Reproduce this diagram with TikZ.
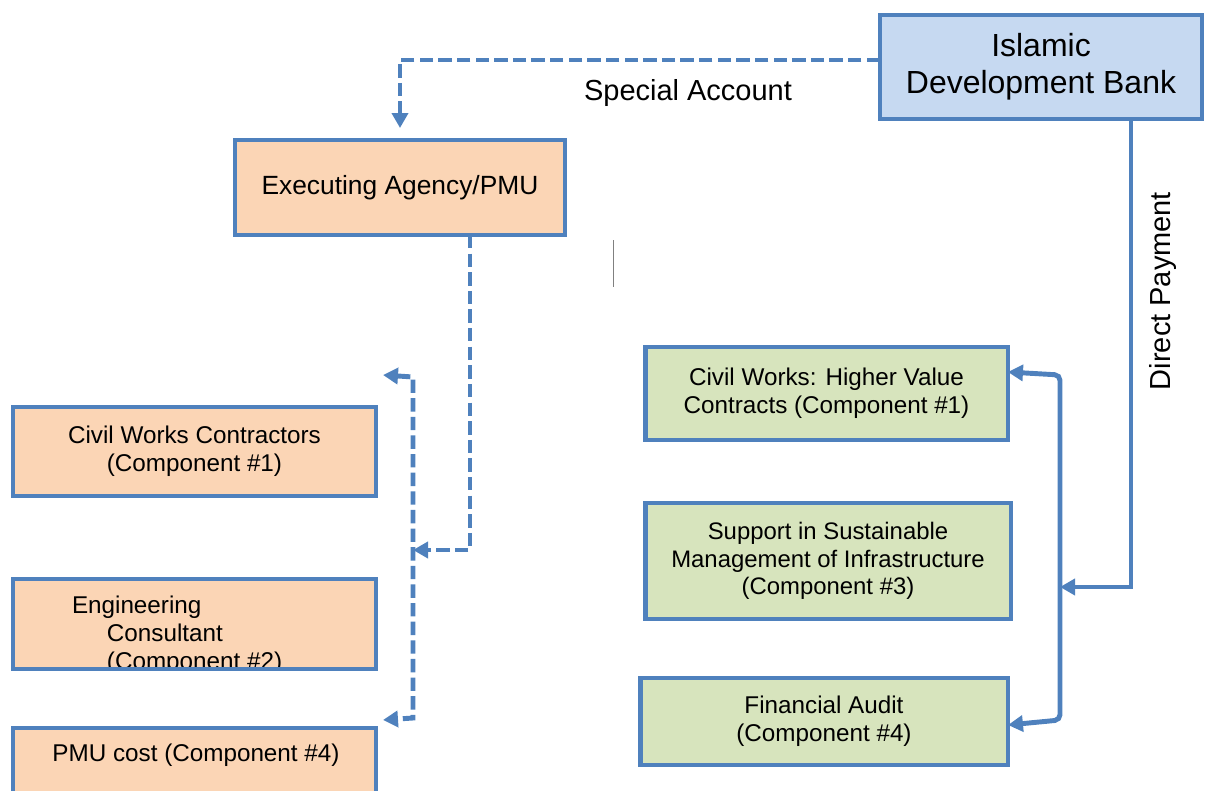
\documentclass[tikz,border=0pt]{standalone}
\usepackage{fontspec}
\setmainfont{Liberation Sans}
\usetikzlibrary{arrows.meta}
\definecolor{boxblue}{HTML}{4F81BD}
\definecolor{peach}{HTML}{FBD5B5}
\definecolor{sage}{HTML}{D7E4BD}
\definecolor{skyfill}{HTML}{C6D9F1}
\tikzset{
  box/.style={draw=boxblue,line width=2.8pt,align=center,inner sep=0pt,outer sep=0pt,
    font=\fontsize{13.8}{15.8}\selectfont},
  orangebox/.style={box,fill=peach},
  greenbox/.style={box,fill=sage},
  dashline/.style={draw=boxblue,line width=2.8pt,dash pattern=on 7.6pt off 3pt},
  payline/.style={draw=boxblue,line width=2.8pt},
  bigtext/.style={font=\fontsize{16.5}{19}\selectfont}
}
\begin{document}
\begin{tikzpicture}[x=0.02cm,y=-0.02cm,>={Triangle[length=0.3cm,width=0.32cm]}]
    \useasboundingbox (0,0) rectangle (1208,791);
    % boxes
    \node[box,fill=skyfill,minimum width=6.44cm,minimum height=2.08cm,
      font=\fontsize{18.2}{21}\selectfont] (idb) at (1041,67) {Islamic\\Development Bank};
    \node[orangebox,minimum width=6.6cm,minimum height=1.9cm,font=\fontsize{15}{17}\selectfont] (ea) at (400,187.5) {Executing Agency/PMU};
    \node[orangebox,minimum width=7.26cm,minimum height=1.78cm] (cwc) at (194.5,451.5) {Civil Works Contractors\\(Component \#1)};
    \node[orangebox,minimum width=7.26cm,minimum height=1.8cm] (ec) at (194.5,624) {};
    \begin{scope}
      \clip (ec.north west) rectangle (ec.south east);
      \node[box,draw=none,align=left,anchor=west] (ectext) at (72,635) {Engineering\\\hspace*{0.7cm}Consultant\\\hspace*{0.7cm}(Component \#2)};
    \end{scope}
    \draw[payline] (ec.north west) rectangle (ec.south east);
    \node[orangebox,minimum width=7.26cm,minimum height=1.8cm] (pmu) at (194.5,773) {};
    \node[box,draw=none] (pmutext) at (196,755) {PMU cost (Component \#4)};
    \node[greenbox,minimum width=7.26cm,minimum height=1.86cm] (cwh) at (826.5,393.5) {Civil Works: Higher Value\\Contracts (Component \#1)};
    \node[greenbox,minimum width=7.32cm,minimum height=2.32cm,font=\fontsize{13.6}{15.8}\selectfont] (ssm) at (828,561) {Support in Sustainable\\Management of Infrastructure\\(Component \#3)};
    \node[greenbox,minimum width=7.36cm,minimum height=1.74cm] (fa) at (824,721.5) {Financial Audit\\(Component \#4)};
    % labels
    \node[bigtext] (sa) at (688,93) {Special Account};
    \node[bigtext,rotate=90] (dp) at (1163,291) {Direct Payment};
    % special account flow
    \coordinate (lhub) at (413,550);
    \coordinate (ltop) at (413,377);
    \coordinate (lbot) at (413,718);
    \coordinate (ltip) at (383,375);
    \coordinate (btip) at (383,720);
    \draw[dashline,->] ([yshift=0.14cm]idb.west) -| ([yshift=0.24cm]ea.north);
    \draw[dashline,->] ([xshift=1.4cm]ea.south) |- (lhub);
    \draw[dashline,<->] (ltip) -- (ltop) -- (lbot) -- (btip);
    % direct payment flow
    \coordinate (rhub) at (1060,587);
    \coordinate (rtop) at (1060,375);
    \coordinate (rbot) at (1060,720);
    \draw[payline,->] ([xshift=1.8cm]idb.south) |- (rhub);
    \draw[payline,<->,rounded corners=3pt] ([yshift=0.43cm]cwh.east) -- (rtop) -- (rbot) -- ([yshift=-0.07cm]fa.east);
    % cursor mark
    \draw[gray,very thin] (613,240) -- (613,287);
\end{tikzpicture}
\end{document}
--
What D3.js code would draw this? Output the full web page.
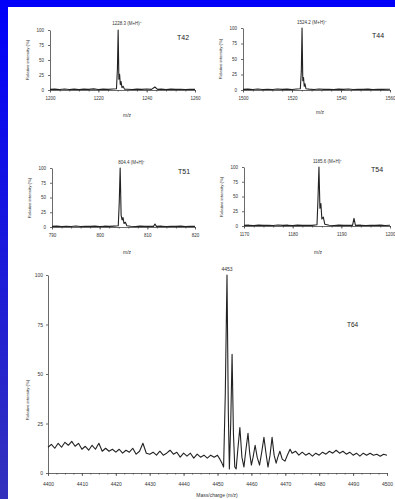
...
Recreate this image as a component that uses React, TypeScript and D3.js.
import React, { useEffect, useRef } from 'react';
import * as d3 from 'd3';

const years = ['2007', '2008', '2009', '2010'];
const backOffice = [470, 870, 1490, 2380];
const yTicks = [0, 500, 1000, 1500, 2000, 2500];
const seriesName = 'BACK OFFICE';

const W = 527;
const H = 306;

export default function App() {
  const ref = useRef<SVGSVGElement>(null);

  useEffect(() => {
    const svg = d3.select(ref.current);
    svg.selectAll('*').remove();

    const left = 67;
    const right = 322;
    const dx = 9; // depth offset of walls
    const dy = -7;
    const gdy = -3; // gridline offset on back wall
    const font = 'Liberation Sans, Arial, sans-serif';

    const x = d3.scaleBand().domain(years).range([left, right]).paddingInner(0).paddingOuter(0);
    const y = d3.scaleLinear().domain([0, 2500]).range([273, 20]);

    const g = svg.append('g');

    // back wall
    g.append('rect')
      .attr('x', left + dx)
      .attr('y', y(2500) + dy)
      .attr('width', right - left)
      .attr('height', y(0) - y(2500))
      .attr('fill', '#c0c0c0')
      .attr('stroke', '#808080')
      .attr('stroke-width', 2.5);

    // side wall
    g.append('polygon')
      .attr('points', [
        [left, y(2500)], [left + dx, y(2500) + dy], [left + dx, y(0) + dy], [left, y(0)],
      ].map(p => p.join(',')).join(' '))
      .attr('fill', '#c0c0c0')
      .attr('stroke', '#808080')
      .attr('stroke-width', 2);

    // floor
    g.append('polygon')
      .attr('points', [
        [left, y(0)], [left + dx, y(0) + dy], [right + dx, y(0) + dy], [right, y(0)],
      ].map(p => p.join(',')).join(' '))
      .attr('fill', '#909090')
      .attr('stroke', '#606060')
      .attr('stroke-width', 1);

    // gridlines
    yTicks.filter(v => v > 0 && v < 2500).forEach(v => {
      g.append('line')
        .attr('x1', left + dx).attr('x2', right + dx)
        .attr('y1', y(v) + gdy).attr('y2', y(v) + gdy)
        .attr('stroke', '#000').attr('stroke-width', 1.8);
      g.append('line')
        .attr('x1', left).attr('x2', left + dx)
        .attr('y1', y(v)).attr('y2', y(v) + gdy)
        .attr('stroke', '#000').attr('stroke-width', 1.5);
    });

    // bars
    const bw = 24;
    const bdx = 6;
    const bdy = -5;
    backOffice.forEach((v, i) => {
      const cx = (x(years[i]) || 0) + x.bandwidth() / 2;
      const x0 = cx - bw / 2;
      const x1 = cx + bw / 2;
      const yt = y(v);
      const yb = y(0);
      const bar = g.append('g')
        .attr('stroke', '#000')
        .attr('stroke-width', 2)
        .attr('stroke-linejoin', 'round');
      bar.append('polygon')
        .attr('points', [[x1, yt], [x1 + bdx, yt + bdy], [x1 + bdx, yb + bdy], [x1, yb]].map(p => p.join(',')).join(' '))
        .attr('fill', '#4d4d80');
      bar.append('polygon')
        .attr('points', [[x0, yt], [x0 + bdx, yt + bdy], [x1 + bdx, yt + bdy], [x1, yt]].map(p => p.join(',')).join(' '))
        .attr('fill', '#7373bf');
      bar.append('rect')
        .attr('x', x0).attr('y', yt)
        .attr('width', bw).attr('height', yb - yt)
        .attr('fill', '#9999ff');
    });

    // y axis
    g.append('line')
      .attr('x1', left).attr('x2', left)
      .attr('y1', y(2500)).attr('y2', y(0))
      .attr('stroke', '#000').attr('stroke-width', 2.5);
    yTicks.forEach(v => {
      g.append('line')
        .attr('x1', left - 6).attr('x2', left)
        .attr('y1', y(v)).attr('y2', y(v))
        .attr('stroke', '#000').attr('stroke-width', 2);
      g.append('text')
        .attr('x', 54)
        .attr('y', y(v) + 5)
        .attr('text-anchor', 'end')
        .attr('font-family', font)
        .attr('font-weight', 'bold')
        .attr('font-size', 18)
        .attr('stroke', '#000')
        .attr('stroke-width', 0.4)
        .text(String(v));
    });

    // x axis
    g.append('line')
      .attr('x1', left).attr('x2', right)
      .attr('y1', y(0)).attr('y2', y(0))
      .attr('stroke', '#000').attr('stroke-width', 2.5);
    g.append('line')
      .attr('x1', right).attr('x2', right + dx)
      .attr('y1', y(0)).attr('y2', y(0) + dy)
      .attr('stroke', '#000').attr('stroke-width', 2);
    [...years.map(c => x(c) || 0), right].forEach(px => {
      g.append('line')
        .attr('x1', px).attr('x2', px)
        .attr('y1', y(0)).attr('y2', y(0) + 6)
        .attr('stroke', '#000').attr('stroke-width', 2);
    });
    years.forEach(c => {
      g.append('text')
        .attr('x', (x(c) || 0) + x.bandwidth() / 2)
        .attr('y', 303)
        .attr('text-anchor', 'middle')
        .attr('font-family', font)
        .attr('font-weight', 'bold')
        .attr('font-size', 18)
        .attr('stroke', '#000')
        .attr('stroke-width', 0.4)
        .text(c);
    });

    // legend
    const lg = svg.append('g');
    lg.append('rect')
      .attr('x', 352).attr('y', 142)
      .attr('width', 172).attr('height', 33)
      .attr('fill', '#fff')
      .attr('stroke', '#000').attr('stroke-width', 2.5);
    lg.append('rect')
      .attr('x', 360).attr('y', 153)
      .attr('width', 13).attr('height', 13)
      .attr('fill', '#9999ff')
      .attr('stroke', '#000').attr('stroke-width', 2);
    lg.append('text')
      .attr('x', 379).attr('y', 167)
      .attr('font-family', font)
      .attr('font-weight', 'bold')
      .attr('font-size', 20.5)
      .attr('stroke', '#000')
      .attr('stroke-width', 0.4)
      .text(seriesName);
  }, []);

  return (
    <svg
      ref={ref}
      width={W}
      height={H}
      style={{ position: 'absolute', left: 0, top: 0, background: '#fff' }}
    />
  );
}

* [Task statement] Go through the entries above and copy every line containing "React".

* [Full output]
Recreate this image as a component that uses React, TypeScript and D3.js.
import React, { useEffect, useRef } from 'react';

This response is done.